-- START OF EXCERPTED RECORDS --

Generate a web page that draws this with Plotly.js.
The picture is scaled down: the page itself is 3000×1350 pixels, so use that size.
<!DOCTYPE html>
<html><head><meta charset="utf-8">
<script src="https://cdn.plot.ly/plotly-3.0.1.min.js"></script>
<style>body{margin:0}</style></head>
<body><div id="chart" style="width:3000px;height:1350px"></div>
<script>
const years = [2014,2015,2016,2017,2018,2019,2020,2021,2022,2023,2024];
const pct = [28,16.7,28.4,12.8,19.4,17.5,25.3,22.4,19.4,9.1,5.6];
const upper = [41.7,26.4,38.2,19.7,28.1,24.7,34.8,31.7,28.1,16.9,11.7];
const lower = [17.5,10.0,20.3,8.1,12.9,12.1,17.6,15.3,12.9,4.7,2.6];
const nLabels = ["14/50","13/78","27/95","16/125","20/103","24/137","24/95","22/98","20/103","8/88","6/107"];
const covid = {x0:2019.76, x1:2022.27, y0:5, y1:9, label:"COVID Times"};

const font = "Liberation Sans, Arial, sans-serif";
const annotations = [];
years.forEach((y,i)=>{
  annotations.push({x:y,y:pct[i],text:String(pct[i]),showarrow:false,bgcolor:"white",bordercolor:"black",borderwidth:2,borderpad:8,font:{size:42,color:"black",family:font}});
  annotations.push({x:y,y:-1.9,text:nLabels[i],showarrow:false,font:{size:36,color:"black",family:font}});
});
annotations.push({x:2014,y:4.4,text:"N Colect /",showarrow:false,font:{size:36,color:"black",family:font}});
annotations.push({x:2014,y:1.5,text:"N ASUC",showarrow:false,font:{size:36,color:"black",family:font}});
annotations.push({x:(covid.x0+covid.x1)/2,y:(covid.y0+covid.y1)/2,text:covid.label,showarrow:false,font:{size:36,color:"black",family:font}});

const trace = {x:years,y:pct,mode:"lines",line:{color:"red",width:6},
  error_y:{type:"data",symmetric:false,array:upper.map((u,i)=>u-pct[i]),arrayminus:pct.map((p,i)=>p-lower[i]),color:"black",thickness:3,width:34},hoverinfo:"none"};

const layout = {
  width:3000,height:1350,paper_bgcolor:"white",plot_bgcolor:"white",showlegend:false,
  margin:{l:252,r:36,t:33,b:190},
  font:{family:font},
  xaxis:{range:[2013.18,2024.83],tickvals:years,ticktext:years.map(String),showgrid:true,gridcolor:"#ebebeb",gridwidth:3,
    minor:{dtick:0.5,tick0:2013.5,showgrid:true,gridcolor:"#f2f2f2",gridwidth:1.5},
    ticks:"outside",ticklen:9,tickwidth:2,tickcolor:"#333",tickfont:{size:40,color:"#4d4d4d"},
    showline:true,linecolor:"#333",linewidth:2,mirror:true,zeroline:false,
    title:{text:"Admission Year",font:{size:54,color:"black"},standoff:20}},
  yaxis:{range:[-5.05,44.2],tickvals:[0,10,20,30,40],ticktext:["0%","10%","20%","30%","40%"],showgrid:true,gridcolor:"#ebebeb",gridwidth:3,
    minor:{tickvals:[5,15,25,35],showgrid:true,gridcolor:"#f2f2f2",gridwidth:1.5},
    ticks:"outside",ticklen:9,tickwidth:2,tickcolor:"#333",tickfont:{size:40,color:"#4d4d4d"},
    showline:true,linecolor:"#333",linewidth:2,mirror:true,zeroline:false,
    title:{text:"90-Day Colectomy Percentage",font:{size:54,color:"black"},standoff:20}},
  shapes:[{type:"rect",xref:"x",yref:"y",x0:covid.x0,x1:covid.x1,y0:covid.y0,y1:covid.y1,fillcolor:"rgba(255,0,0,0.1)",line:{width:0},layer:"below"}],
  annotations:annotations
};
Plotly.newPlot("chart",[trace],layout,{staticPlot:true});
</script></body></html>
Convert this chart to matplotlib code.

-- END OF EXCERPTED RECORDS --

- **JOB**
Look through the entries and return every line where "this" appears.

- **WORKED SOLUTION**
Generate a web page that draws this with Plotly.js.
Convert this chart to matplotlib code.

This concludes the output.